3. Noticing the facts, on 22.12.2014, the police squad was exercising Nakabandi duty at Tunnuhatti Police Barrier in wee hours. At around 3.50 a.m., while checking the vehicles, a grey coloured Esteem car bearing registration No. PB-65A-9377 was seen coming from the side of Banikhet. The police party stopped the car for checking. The driver revealed his name to be Kulwant Singh who was also the registered owner of the car, and the appellant Hem Raj sitting on the front seat, were the two occupying the car. When driver Kulwant Singh opened the window glass, the smell of cannabis spread out.

                          3.1. Upon search of the said two persons and the vehicle, a blue coloured carry bag having transparent polythene packets containing black hard substance was found kept below the leg space of the front seat occupied by the appellant herein. The said blue coloured bag had in it eight transparent polythene packets containing black substance in round and stick shape.

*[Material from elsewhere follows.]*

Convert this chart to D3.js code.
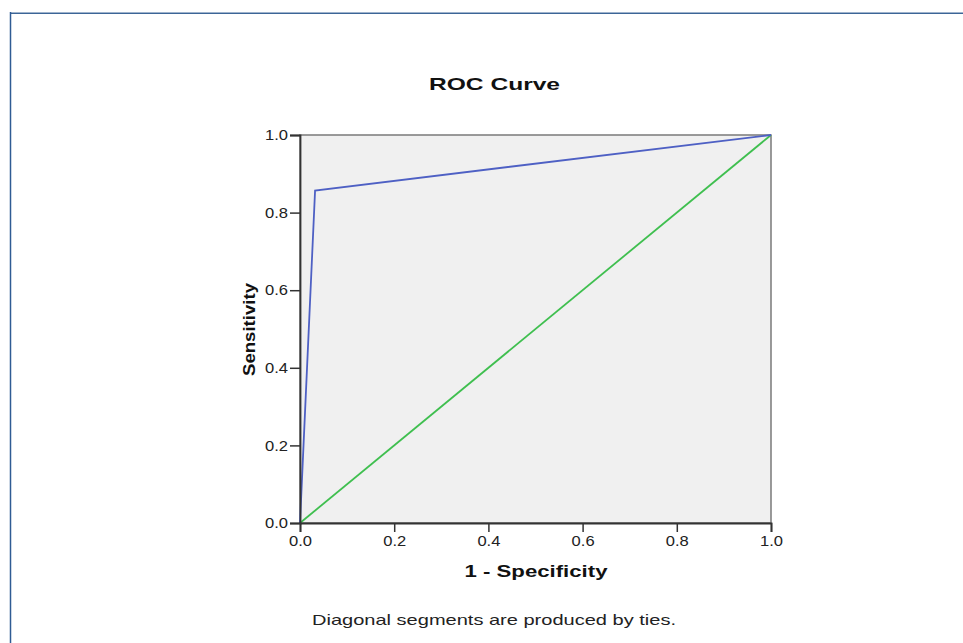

When it was checked with the drugs detection kit, the same was found to be charas of the quantity of 4 kgs.100 gms.

                          3.2. After undertaking the necessary procedure both the accused were nabbed and were charged with the offence punishable under Sections 20(b)(ii)(C) and 25 read with Section 29 of the NDPS Act in the chargesheet filed on 14.08.2015.

4. Learned Counsel for the appellant Mr. Ajay Marwah while not challenging the conviction, highlighting the limited yet substantial challenge to the sentence imposed, submitted that the courts below were not justified in imposing separate punishments for the offences under Section 20 as well as under Section 25 read with Section 29 of the NDPS Act, despite the fact that both the convictions arose from one indivisible transaction. Learned counsel took the court through Sections 20, 25 and 29 of the Act to pinpoint that no separate punishment was provided under Section 25 and Section 29 of the Act.

                          4.1. It was additionally submitted that as borne out from chargesheet, the registered owner of the vehicle was co- accused Kulwant Singh and not the appellant herein, therefore, it was submitted, in absence of ownership, the ‘occupation’ and ‘control’ over the vehicle was not of the appellant and that he could not have “knowingly permitted its use” . On such basis it was sought to be submitted that the very foundation of invoking Section 25 of the Act against the appellant was lacking and that the appellant could not have been convicted under Section 25.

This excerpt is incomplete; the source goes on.